I am a Registered Architect in the US for almost 30 years. For the past 2 years I have been using Linux and Open source exclusively.CBR_Rob wrote: Good cad software just needs to be easy to use. Have a way to snap to points, ability to work with blocks and external references, basic commands, easy command entering interface I have yet to come across one that will allow command line entering only toolbars, and since AutoCAD has such a big base it needs to be able to work with DWG's. So far all the open source cad software I have tried falls way short of the mark.
Like most people (Americans) dealing with any branch of architecture ... I used to swear by and almost worship AutoCAD.
As this is the "only true" program used by architectural professionals. Sadly, AutoCAD is proprietary and is only made for Windows and Apple.
There are many fine applications/programs made for Linux for architectural uses.
Granted most are not as mature or as versatile as AutoCAD ... but, the Linux/Open source developers are making huge leaps in program development.
And will soon, be a major contender for AutoCAD in the architectural community.
I am currently using Archimedes for Linux. I use Blender for renderings.

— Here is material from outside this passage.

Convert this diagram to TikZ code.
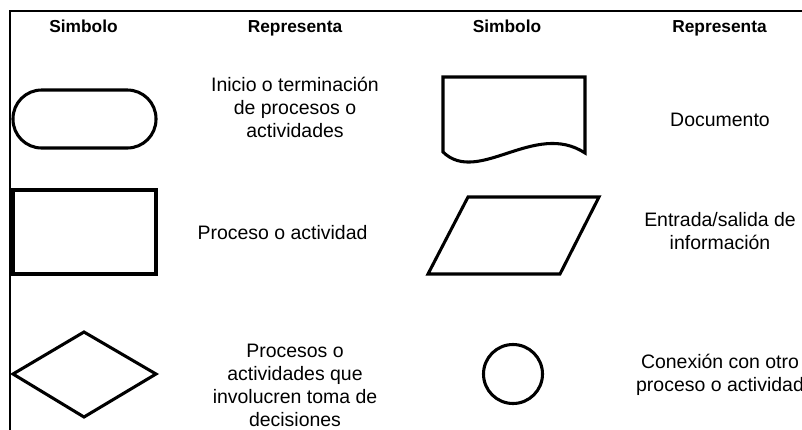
\documentclass[tikz,border=0pt]{standalone}
\usepackage{fontspec}
\setmainfont{Liberation Sans}

\begin{document}
\begin{tikzpicture}[x=0.75pt, y=-0.75pt,
  sym/.style={line width=2.3pt, line join=miter},
  desc/.style={font=\fontsize{14.6}{17.2}\selectfont, align=center, inner sep=0pt},
  head/.style={font=\fontsize{13}{15}\selectfont\bfseries, inner sep=0pt, anchor=base}]
  \useasboundingbox (0,0) rectangle (802,429);
  \clip (0,0) rectangle (802,429);

  % Table frame
  \draw[line width=1.4pt] (10,440) -- (10,11) -- (815,11);

  % Headers
  \node[head] (hsymA) at (83.5,32.5) {Simbolo};
  \node[head] (hrepA) at (295,32.5) {Representa};
  \node[head] (hsymB) at (507,32.5) {Simbolo};
  \node[head] (hrepB) at (719.5,32.5) {Representa};

  % Left column: terminal, process, decision
  \draw[sym, rounded corners=21.5pt] (13,90) rectangle (156,148);
  \node[desc] (tinicio) at (295,107) {Inicio o terminación\\de procesos o\\actividades};

  \draw[sym] (13,190) rectangle (156,274);
  \node[desc] (tproceso) at (282.5,233) {Proceso o actividad};

  \draw[sym] (13,374) -- (84,332) -- (156,374) -- (84,417) -- cycle;
  \node[desc] (tdecision) at (295,385) {Procesos o\\actividades que\\involucren toma de\\decisiones};

  % Right column: document, input/output, connector
  \draw[sym] (443,152) -- (443,77) -- (585,77) -- (585,153)
    .. controls (535,120) and (478,186) .. (443,152) -- cycle;
  \node[desc] (tdoc) at (720,120) {Documento};

  \draw[sym] (468,197) -- (599,197) -- (560,274) -- (428,274) -- cycle;
  \node[desc] (tes) at (720,231.5) {Entrada/salida de\\información};

  \draw[sym] (513,374) circle[radius=29.5];
  \node[desc] (tconexion) at (720,375) {Conexión con otro\\proceso o actividad};
\end{tikzpicture}
\end{document}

Both are fine programs.
Speaking about a "learning curve" ... AutoCAD is in no way 'easy' to learn or use.
In the Universities that teach Architecture, there are courses/classes designed to teach AutoCAD. I've taken some of these ... it's not an easy program to learn to use well.
Again, the Linux-based CAD applications do require a learning curve, but only because they are different.
My current Linux CAD applications save files in the same format as AutoCAD, making it easy to save and open on another computer system for viewing and/or editing.
The main selling point is that AutoCAD being proprietary is not cheap to buy and use.
A new version of AutoCAD 2010 ... the 12 DVDs sell for $3,500 The updated AutoCAD 2009 version sells for half that.
Whereas, any and all CAD programs for Linux cost . . . NOTHING.
Linux and OpenSource applications/programs are FREE. Learning curve or not ... I can learn to live without AutoCAD.